Marc Lefkowitz | 01/31/11 @ 3:51pm
Sustainable transportation advocates were excited when they caught wind of a Complete Streets ordinance that Cleveland City Council was going to introduce at the top of the year. So it was with heavy heart that complete streets is apparently not ready for prime time in Cleveland.
A Complete Streets ordinance for Cleveland was recently run into the ditch by concerns that if the city requires all road building projects to include facilities that encourage cycling and walking, it will put them at a competitive disadvantage. The city fears that when ODOT compares Cleveland projects to others in Ohio that don't require bike lanes and sidewalks they won't score as high because they may cost more or it will require more in local match dollars.
Interestingly, the Columbus region was immune to this argument when the city passed its Complete Streets ordinance last year. Is the culture at MORPC (Columbus' metropolitan transportation planning organization), their ODOT district office and their mayor's office more "can do" than here? Are there tangible leadership qualities that we can hope to locate that inoculate Central Ohio from these sorts of poison pill arguments and which keep Northeast Ohio stuck with second-rate transportation options?
A complete streets ordinance was an outgrowth of an effort from 2006 when a complete streets resolution was drafted. In the five years since complete streets entered the lexicon in Cleveland, 140 cities around the U.S. have adopted Complete Streets ordinances or resolutions, including Columbus and Dayton. It looks like Cleveland, for the time being, won't be joining their ranks.
We thought the argument that Complete Streets aren't possible became less plausible when the Euclid Corridor-with its bike lanes, better crosswalks, new sidewalks, pedestrian lighting and the BRT line-showed Cleveland what a complete street looks like (pictured above). The expectation that the Euclid Corridor would spur more complete streets in Cleveland has gone largely unfulfilled. Partly to blame is the acceptance that we've checked off a box-here's your complete street, now we don't have to think about it again.

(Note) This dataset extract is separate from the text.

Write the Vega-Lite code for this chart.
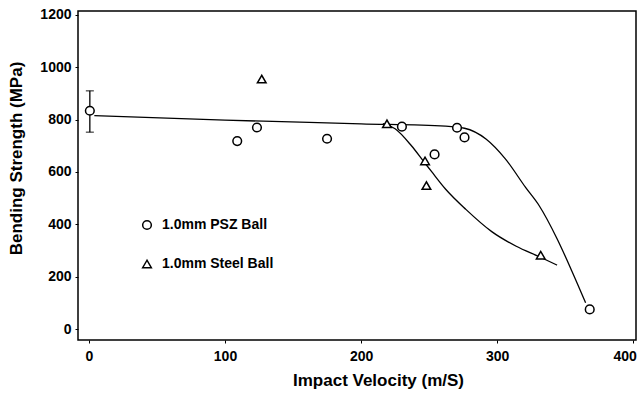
{
  "$schema": "https://vega.github.io/schema/vega-lite/v6.json",
  "autosize": {"type": "none"},
  "width": 558,
  "height": 329,
  "padding": {"left": 78, "top": 11, "right": 1, "bottom": 54},
  "background": "white",
  "config": {
    "view": {"stroke": "black", "strokeWidth": 1.5},
    "font": "Liberation Sans",
    "axis": {
      "grid": false, "domain": false, "tickColor": "black", "tickSize": 3,
      "labelFont": "Liberation Sans", "labelFontWeight": "bold", "labelFontSize": 14, "labelColor": "black",
      "titleFont": "Liberation Sans", "titleFontWeight": "bold", "titleFontSize": 17, "titleColor": "black"
    }
  },
  "resolve": {"scale": {"shape": "shared"}, "legend": {"shape": "independent"}},
  "datasets": {
    "points": [
      {"v": 0.7, "s": 834, "type": "1.0mm PSZ Ball"},
      {"v": 109, "s": 718, "type": "1.0mm PSZ Ball"},
      {"v": 123.5, "s": 770, "type": "1.0mm PSZ Ball"},
      {"v": 175, "s": 727, "type": "1.0mm PSZ Ball"},
      {"v": 230, "s": 773, "type": "1.0mm PSZ Ball"},
      {"v": 270.5, "s": 769, "type": "1.0mm PSZ Ball"},
      {"v": 276, "s": 732, "type": "1.0mm PSZ Ball"},
      {"v": 254, "s": 667, "type": "1.0mm PSZ Ball"},
      {"v": 368, "s": 75, "type": "1.0mm PSZ Ball"},
      {"v": 127, "s": 955, "type": "1.0mm Steel Ball"},
      {"v": 219, "s": 784, "type": "1.0mm Steel Ball"},
      {"v": 247, "s": 642, "type": "1.0mm Steel Ball"},
      {"v": 248, "s": 548, "type": "1.0mm Steel Ball"},
      {"v": 332, "s": 282, "type": "1.0mm Steel Ball"}
    ],
    "curves": [
      {"series": "PSZ", "v": 4, "s": 815},
      {"series": "PSZ", "v": 100, "s": 798},
      {"series": "PSZ", "v": 200, "s": 784},
      {"series": "PSZ", "v": 262, "s": 775},
      {"series": "PSZ", "v": 276, "s": 767},
      {"series": "PSZ", "v": 292, "s": 725},
      {"series": "PSZ", "v": 306, "s": 650},
      {"series": "PSZ", "v": 321, "s": 540},
      {"series": "PSZ", "v": 331, "s": 470},
      {"series": "PSZ", "v": 344, "s": 345},
      {"series": "PSZ", "v": 355, "s": 220},
      {"series": "PSZ", "v": 365, "s": 100},
      {"series": "Steel", "v": 216, "s": 785},
      {"series": "Steel", "v": 225, "s": 765},
      {"series": "Steel", "v": 237, "s": 700},
      {"series": "Steel", "v": 246, "s": 640},
      {"series": "Steel", "v": 252, "s": 600},
      {"series": "Steel", "v": 262, "s": 535},
      {"series": "Steel", "v": 277, "s": 457},
      {"series": "Steel", "v": 296, "s": 372},
      {"series": "Steel", "v": 314, "s": 316},
      {"series": "Steel", "v": 331, "s": 276},
      {"series": "Steel", "v": 344, "s": 244}
    ],
    "errbar": [{"v": 0.7, "lo": 752, "hi": 910}]
  },
  "layer": [
    {
      "data": {"name": "curves"},
      "mark": {"type": "line", "interpolate": "monotone", "color": "black", "strokeWidth": 1.3},
      "encoding": {
        "x": {"field": "v", "type": "quantitative", "scale": {"domain": [-8, 402], "nice": false, "zero": false},
              "axis": {"values": [0, 100, 200, 300, 400], "format": "d", "title": "Impact Velocity (m/S)",
                       "labelPadding": 6, "titleX": 300, "titleY": 40, "titleBaseline": "middle",
                       "labelAlign": {"condition": {"test": "datum.value == 400", "value": "right"}, "value": "center"},
                       "labelOffset": {"condition": {"test": "datum.value == 400", "value": 3}, "value": 0}}},
        "y": {"field": "s", "type": "quantitative", "scale": {"domain": [-42, 1215], "nice": false, "zero": false},
              "axis": {"values": [0, 200, 400, 600, 800, 1000, 1200], "format": "d", "title": "Bending Strength (MPa)",
                       "labelPadding": 4, "titleX": -62, "titleY": 147, "titleBaseline": "middle", "titleFontSize": 17}},
        "detail": {"field": "series"}
      }
    },
    {
      "data": {"name": "errbar"},
      "mark": {"type": "rule", "color": "black", "strokeWidth": 1.3},
      "encoding": {
        "x": {"field": "v", "type": "quantitative"},
        "y": {"field": "lo", "type": "quantitative"},
        "y2": {"field": "hi"}
      }
    },
    {
      "data": {"name": "errbar"},
      "mark": {"type": "tick", "orient": "horizontal", "color": "black", "size": 8, "thickness": 1.3},
      "encoding": {
        "x": {"field": "v", "type": "quantitative"},
        "y": {"field": "lo", "type": "quantitative"}
      }
    },
    {
      "data": {"name": "errbar"},
      "mark": {"type": "tick", "orient": "horizontal", "color": "black", "size": 8, "thickness": 1.3},
      "encoding": {
        "x": {"field": "v", "type": "quantitative"},
        "y": {"field": "hi", "type": "quantitative"}
      }
    },
    {
      "data": {"name": "points"},
      "mark": {"type": "point", "filled": true, "color": "white", "size": 75, "opacity": 1},
      "encoding": {
        "x": {"field": "v", "type": "quantitative"},
        "y": {"field": "s", "type": "quantitative"},
        "shape": {"field": "type", "type": "nominal", "legend": null}
      }
    },
    {
      "data": {"name": "points"},
      "mark": {"type": "point", "filled": false, "color": "black", "strokeWidth": 1.5, "size": 75, "opacity": 1},
      "encoding": {
        "x": {"field": "v", "type": "quantitative"},
        "y": {"field": "s", "type": "quantitative"},
        "shape": {
          "field": "type", "type": "nominal",
          "scale": {"domain": ["1.0mm PSZ Ball", "1.0mm Steel Ball"], "range": ["circle", "triangle-up"]},
          "legend": {
            "title": null, "orient": "none", "legendX": 62, "legendY": 207,
            "labelFont": "Liberation Sans", "labelFontWeight": "bold", "labelFontSize": 14, "labelColor": "black",
            "symbolStrokeColor": "black", "symbolStrokeWidth": 1.5, "symbolSize": 75, "symbolOpacity": 1,
            "rowPadding": 24, "labelOffset": 8
          }
        }
      }
    }
  ]
}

By contrast, cities such as Columbus are thinking bigger picture, adopting an attitude that designing safer streets with access for all is going to keep its citizens fit and keep some of those young knowledge workers around after they graduate.
* * * *
Here's an arrow Cleveland should add to its quiver when it responds to how Complete Streets makes economic sense: The Political Economy Research Institute's new report, "Estimating The Employment Impacts Of Pedestrian, Bicycle, and Road Infrastructure," examines job data from 2008 in Baltimore, MD. Specifically, the report shows that there are 11 to 14 jobs per $1 million of spending on bike and pedestrian projects, as opposed to about seven jobs created through the same rates of spending on road infrastructure.
The good news-even in the face of another set-back for sustainable transportation-the report includes simple upgrades, such as a system of Sharrows on road resurfacing (which Cleveland Heights proved doesn't require complete streets), in the jobs creation boon.
* * * *
If cities are always going to be too 'cash strapped' to improve cycling and walking on existing roads, ThisBigCity.net post offers a number of ways cities like Cleveland can rethink the equation-including building new bike paths on under utilized rights of way.